Snowflake/BigQuery/Redshift: Cloud-native scaling with optimized query engines.

For low-latency needs, Presto or Snowflake are superior, while Spark excels in versatile workloads.

Cloud and Deployment Options

Hive: Deployable on-premises or cloud (e.g., AWS EMR). See AWS EMR Hive.
Spark/Presto/Impala/Drill: Support on-premises and cloud deployments, often via managed services like Databricks (Spark) or AWS Athena (Presto).
Snowflake/BigQuery/Redshift: Cloud-only, fully managed, reducing operational overhead.

Cloud-native tools like Snowflake are ideal for organizations prioritizing ease of management.

Monitoring and Maintenance

Hive: Monitored via Ambari or YARN, with manual maintenance for metastore and cluster. See Monitoring Hive Jobs.
Spark/Presto/Impala/Drill: Require cluster monitoring but benefit from ecosystem tools.
Snowflake/BigQuery/Redshift: Offer built-in monitoring and minimal maintenance.

For minimal upkeep, cloud platforms are preferable.
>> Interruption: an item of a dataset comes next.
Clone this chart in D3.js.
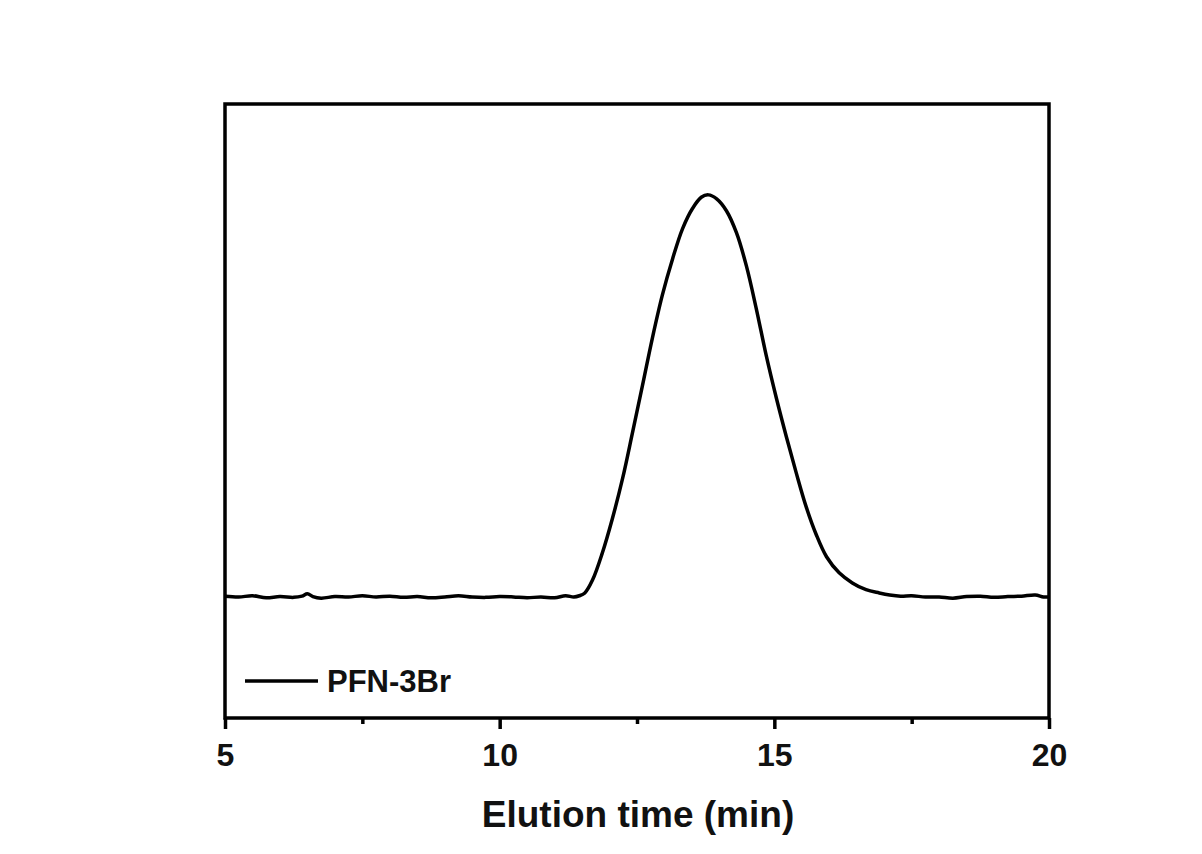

See Debugging Hive Queries.

Use Cases and When to Choose

Hive: Best for batch-oriented data warehousing and ETL on Hadoop. See Data Warehouse.
Spark: Ideal for machine learning, streaming, and ETL. See Real-Time Insights.
Presto/Impala/Drill: Suited for low-latency, ad-hoc analytics. See Social Media Analytics.
Snowflake/BigQuery/Redshift: Perfect for cloud-native data lakes and enterprise analytics. See AdTech Data.
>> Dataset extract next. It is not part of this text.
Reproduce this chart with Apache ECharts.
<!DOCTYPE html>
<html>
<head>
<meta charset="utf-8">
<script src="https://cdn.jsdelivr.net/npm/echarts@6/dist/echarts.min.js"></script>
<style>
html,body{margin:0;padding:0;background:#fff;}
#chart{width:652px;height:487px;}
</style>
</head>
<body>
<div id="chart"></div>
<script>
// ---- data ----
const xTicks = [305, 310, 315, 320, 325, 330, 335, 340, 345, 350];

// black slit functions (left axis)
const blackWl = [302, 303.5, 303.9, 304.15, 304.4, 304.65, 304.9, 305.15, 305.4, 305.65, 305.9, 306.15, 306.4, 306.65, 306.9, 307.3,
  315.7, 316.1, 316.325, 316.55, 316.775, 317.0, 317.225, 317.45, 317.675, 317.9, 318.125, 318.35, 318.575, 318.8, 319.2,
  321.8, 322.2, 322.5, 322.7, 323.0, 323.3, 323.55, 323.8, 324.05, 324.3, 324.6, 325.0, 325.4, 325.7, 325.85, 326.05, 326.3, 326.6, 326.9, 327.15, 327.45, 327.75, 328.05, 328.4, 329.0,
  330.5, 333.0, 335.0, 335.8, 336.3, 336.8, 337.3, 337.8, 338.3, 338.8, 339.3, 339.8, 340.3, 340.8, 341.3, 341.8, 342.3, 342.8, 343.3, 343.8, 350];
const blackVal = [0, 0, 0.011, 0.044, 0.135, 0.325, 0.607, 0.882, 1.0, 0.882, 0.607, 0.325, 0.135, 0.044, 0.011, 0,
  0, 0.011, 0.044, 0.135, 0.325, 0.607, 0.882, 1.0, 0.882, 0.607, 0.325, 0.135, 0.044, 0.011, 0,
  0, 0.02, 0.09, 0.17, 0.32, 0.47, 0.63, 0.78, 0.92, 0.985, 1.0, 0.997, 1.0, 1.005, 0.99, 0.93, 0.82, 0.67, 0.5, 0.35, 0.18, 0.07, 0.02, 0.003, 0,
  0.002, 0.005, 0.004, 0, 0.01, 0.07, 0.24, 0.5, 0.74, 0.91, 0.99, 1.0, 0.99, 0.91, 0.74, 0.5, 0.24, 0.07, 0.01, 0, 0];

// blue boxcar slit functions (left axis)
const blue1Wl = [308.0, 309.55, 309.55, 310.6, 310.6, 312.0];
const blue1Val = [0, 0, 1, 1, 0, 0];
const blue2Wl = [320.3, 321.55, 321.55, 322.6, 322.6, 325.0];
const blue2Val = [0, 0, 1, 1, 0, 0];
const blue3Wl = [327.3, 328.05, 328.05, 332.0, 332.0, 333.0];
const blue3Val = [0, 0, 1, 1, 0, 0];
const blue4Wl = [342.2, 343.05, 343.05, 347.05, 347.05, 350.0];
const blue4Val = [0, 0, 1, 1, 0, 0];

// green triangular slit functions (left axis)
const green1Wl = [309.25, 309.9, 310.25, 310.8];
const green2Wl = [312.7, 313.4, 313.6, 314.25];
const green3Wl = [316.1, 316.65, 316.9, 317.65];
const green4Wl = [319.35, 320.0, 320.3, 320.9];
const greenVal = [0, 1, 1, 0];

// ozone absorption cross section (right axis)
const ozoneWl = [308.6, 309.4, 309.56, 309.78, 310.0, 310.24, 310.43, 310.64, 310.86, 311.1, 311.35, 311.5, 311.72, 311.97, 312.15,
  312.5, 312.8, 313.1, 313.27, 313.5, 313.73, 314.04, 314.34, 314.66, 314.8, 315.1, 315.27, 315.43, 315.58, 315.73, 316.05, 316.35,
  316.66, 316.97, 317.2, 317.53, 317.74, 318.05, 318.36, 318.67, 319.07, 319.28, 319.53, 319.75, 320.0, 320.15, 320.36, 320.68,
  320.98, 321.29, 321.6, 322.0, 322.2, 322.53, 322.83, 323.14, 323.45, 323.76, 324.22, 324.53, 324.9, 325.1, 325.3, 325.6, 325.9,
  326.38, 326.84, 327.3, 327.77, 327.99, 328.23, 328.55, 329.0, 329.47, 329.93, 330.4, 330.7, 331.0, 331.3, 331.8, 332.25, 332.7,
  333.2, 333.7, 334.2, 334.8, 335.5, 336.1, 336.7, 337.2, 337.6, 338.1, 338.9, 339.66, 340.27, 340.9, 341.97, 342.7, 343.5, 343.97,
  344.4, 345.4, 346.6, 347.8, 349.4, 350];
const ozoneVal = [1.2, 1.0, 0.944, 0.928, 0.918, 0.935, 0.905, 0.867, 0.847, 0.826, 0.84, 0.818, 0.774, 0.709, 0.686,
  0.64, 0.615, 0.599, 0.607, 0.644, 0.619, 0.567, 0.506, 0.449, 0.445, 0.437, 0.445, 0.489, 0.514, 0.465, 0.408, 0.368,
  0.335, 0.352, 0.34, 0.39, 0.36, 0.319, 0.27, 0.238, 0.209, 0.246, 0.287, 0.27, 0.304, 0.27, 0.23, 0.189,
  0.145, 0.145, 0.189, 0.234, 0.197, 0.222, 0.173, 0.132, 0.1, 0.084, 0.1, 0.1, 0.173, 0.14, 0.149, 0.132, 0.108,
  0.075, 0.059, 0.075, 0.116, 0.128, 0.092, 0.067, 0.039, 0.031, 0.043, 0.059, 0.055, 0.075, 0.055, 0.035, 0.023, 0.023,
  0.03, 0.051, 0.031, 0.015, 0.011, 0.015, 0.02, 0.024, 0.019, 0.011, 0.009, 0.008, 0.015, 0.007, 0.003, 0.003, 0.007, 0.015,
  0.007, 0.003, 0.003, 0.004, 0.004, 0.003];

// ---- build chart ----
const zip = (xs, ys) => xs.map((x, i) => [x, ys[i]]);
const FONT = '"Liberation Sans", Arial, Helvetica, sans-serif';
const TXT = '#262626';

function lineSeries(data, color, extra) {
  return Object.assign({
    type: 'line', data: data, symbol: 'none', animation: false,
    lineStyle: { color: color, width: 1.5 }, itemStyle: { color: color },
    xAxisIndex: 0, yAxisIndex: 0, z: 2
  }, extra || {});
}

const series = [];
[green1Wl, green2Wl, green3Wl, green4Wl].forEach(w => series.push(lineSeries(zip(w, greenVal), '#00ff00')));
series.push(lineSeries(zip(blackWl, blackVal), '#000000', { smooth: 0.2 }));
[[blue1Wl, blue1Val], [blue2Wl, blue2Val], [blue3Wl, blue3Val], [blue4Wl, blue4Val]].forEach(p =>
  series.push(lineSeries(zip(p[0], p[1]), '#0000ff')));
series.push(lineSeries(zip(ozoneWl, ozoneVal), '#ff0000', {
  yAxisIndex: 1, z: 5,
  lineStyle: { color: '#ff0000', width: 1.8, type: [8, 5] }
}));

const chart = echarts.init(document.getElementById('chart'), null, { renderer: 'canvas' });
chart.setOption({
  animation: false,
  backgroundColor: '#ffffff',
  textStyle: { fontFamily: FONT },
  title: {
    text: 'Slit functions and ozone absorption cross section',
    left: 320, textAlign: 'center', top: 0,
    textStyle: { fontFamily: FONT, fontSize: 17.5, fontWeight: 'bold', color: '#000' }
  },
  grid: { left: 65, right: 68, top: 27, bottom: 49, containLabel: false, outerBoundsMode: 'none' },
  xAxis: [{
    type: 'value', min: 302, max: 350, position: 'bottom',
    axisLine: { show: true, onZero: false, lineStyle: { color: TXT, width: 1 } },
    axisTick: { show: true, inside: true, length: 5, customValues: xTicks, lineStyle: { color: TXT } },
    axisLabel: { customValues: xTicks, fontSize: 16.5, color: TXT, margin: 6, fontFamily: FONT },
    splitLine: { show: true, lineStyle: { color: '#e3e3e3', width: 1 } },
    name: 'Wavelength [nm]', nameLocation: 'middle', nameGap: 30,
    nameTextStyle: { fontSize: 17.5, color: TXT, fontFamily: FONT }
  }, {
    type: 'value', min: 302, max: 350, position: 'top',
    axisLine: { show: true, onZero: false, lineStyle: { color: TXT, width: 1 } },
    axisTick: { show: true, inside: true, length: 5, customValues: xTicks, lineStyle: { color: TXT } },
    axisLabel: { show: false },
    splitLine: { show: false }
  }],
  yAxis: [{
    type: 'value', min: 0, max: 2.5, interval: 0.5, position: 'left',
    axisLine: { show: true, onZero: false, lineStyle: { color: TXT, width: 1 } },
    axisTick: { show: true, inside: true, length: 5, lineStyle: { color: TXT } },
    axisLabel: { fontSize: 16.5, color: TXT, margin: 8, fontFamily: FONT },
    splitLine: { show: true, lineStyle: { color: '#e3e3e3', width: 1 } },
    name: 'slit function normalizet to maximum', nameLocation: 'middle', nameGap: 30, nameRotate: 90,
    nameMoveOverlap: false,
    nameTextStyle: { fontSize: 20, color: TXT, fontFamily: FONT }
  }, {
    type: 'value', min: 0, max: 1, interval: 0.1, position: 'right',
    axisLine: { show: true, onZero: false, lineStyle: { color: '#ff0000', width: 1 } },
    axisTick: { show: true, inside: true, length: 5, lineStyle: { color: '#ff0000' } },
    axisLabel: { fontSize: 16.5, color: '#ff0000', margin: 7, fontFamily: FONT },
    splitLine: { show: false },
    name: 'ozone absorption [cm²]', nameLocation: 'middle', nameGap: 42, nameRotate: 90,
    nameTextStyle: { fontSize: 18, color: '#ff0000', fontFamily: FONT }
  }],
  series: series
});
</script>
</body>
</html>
Choose based on latency, cloud preference, and workload complexity.

Conclusion

Apache Hive is a robust choice for Hadoop-based data warehousing, but alternatives like Spark, Presto, Impala, Snowflake, BigQuery, Redshift, and Drill offer distinct advantages. Spark excels in versatile, high-performance processing, Presto and Impala in low-latency querying, and cloud-native platforms in ease of use and scalability. By understanding their features and use cases, you can select the best tool to meet your data analytics needs.